‘City Slickers 2’ Was an Environmental Nightmare

‘The Legend of Curly’s Gold’ was bad for cinema. It was even worse for the environment
‘City Slickers 2’ Was an Environmental Nightmare

1991’s City Slickers found Billy Crystal going on a Western-themed vacation in order to stave off the existential ennui that comes with reaching the horrifically decrepit age of 39. The movie was a huge hit; it made more than $120 million at the box office, and Jack Palance won an Oscar for playing Curly, the grizzled old cowboy with a heart of gold.

Speaking of gold, following the film’s success, Hollywood soon vomited forth a nakedly contrived sequel: City Slickers II: The Legend of Curly’s Gold. The movie swapped out co-star Bruno Kirby for Jon Lovitz (allegedly due to Kirby’s “falling out” with Crystal) and because Curly died in the first movie, in order to bring Palance back, the sequel randomly introduced Curly’s twin brother Duke, presumably after the screenwriters spent a good 30-40 seconds considering their options. 

With Crystal’s character Mitch having capably repaired all of his midlife crisis anxieties in one movie, his primary motivation in City Slickers II is a quest for money — inadvertently mirroring the same motivation that fueled Hollywood executives to greenlight this wildly unnecessary sequel. 

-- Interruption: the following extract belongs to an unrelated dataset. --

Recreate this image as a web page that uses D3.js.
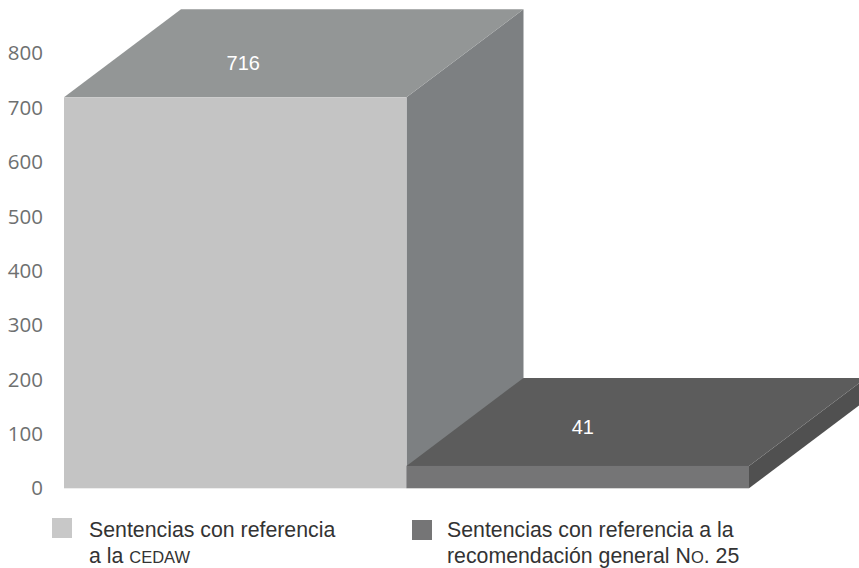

But it wasn’t just the intelligence of the moviegoing public that City Slickers II: The Legend of Curly’s Gold insulted. According to reports from the time, the production team behind City Slickers II ticked off “environmentalists and federal land managers” after their southern Utah shoot “trampled about 30 percent more acreage than they were supposed to in an area above the Colorado River.” 

The crew had been ordered to “rehabilitate” the areas of soil that were damaged, but they missed the U.S. Bureau of Land Management’s deadline to properly reseed the land because it “conflicted with the film company’s completion dates.” This forced the bureau to place a “one-year moratorium” on filming in the area until the damage was repaired. 

Worse still, the crew “illegally bulldozed a 20-foot-wide road about half the length of a football field” in an area of “protected wilderness.” Why? For a stunt in which Crystal was dragged behind a wagon. The Southern Utah Wilderness Alliance “decried the damage wrought by” City Slickers II because, while the crew had permission to remove boulders and “some vegetation” they didn’t have permission to create what looked like a “landing strip.” The group warned that this may have caused “irreparable harm” to the “sensitive ecology” of the Colorado Plateau. And if that wasn’t bad enough, the production also “dumped contaminated water into a drainage.” 

Obviously City Slickers II isn’t the only Hollywood production to commit environmental transgressions. Francis Ford Coppola, for example, set jungles ablaze during the filming of Apocalypse Now, but at least that movie is a legit classic. These guys lay waste to nature in the service of a movie in which Jon Lovitz inadvertently masturbates a bull.